Apple has offered feedback to the California Department of Motor Vehicles (DMV) concerning its proposed new rule changes regarding autonomous vehicle testing on state roads. The formal feedback provided by Apple is relatively short and to the point, contained in a letter submitted to the DMV and embedded below, signed by Apple Director of Product Integrity Steve Kenner (who also authored the letter that first revealed Apple’s autonomy ambitions).
In short, Apple suggests some changes to disengagement reporting that tighten the definition, which would result in fewer incidents requiring a report when an autonomous driving software system is turned off while a vehicle is driving. Apple also asks for clarifications around necessity of safety drivers during testing, loosen some requirements around what kind of vehicles can qualify for use during testing, and that it add in some language around stopping fallback tech in sections detailing testing without safety drivers on board.

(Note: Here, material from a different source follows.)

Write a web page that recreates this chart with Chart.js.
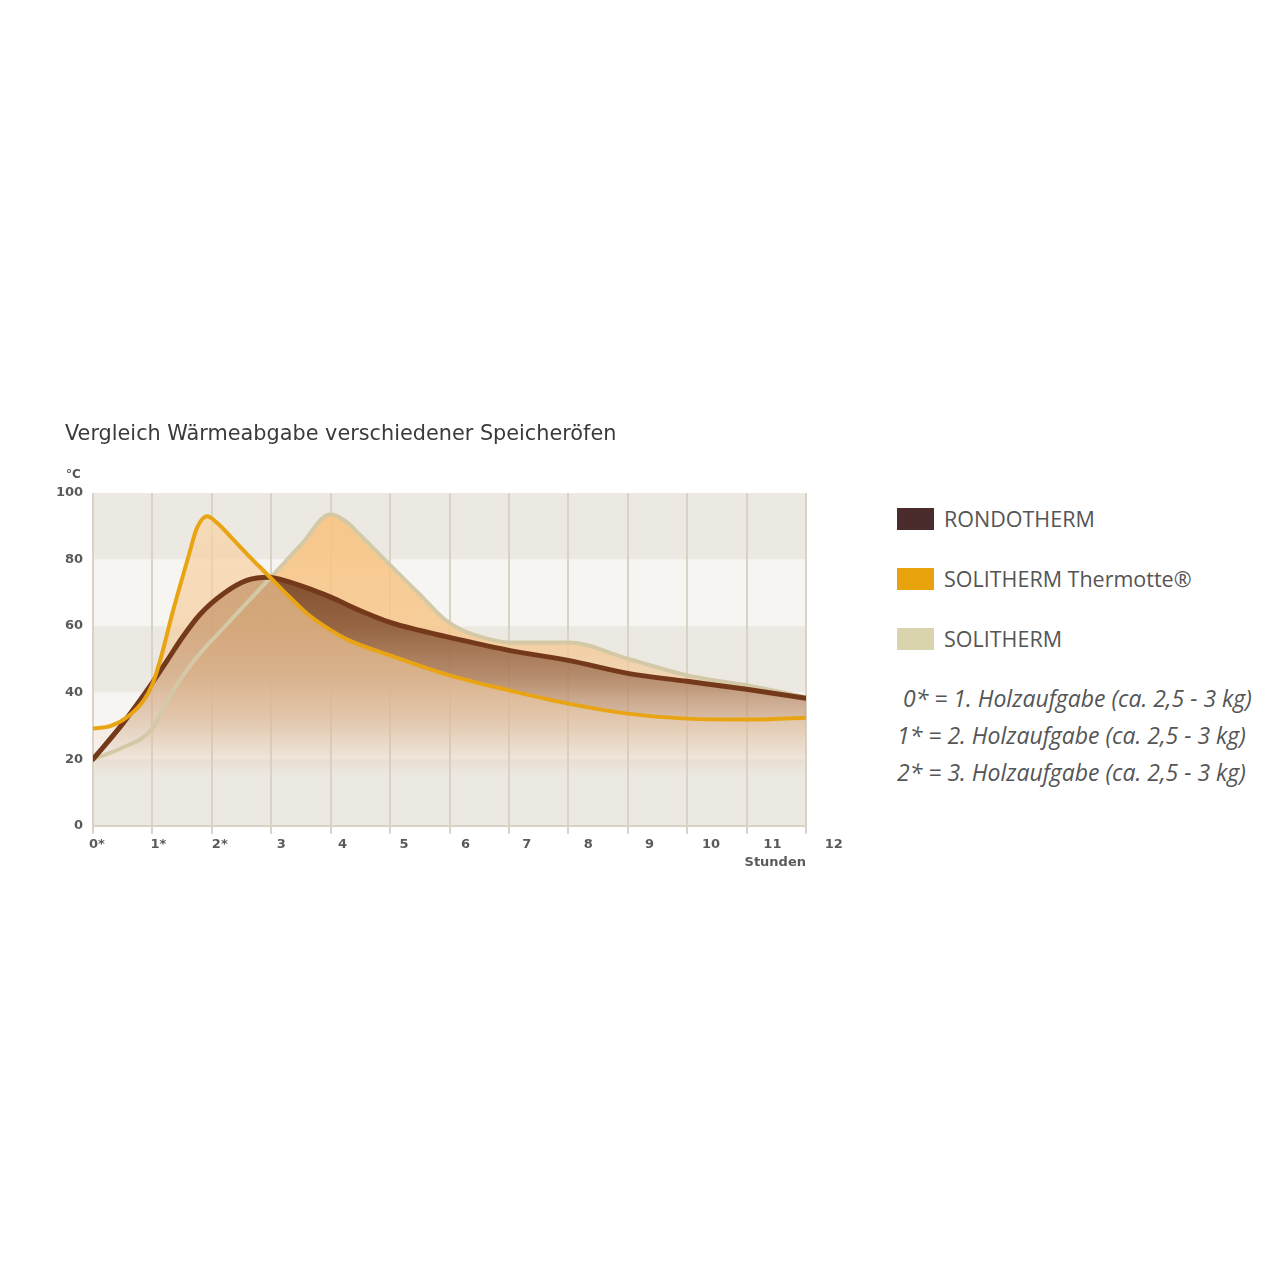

The DMV is seeking to expand testing to include scenarios where there isn’t actually a human safety driver present behind the wheel, which would be a crucial step towards making driverless cars on roads in a commercial service capacity a viable reality for companies hoping to do things like offer autonomous delivery and ride hailing services.
Apple’s letter also reveals some interesting details about the company’s thinking on the matter of automation in general, and autonomous driving in particular. Apple says in the note that it “is investing heavily in the study of machine learning and automation, and is excited about the potential of automated systems in many areas, including transportation.”